Oriol Roca (drums)
Àlex Reviriego (acoustic bass)
Martín Léiton (electric bass)
Marcel Bagés (guitar)
Núria Andorrà (percussion)
Marcel•li Bayer (bass clarinet)
Alfonso Muñoz (alto saxophone)
Oriol Fontclara (baritone saxophone)
Tom Chant (tenor & soprano saxophones)
Iván González (conducting)
What happens when being outside your comfort zone becomes your comfort zone? –prompted by the sight and sound of an hour’s musical travelling, envelope-pushing, and sonic playfulness, this philosophical nugget is uttered by a fellow watcher-listener after the seventh Memoria Uno performance at Sala Fènix.
It’s a very percussive start. Instantly, Àlex Reviriego is all over the bass, slapping, tapping, vibrating, plunging a drumstick through the strings… and partnered by Núria Andorrà who is a flurry of movement, scraping sounds from the drum with a pair of large pine cones…
Guitar and electric bass add texture, Tom Chant’s tenor begins to grunt, gurgle, and purr, with Alfonso Muñoz (aka Don Malfon) countering him grimace for grimace and squeal for squeal. Pretty soon, it’s ‘all-in’ and the usual ecstatic noise begins to build, aided in no small part by the prolonged ‘agony’ of Fontclara’s baritone.

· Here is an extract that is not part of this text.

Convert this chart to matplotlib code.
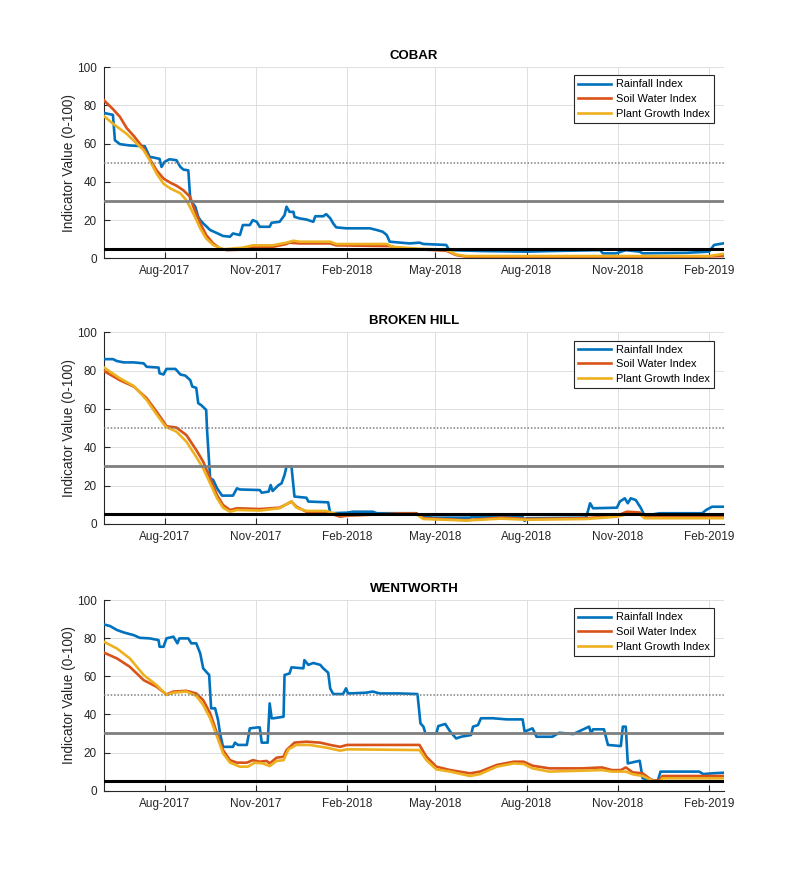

This first piece progresses through the usual soaring and swooping dynamics – with all nine of the musicians pulled into the wake of the music – before stopping on the proverbial dime, leaving only one of Oriol Roca’s Tibetan singing bowls chiming.
With a storm of electrified amplification, Léiton and Bagés provide the thunder and lightning respectively. Add in some fragmentary bass clarinet, plus percussion, drums and (acoustic) bass filling out the sound even further before a gradual decline in volume leads to a more minimalist passage in which a single guitar chord, the vibration of clothes-pegged bass strings or a cymbal shimmer stand out…
Applause and another start: this time it’s Andorrà’s cymbal interacting with the drumhead offset by Roca’s strings of bells and finger cymbals. Some anticipatory menace courtesy of Bayer’s bass clarinet and we’re lead into an urgent duel between Chant and Muñoz… and so it goes…
It’s a darker, somewhat more serious demeanour, not so much humour as usual… smiles certainly, enjoyment for sure, but the sound is denser. A touch more defiance with the occasional frisson of menace. But then, as was pointed out to me, it is winter. Interesting thought, not least because on checking the aJN archives, the previous performance (in October) was referred to as “autumnal”. Is the mood of Memoria Uno determined by the seasons? Or the weather? Or simply by whatever Iván González ate for lunch? Could be.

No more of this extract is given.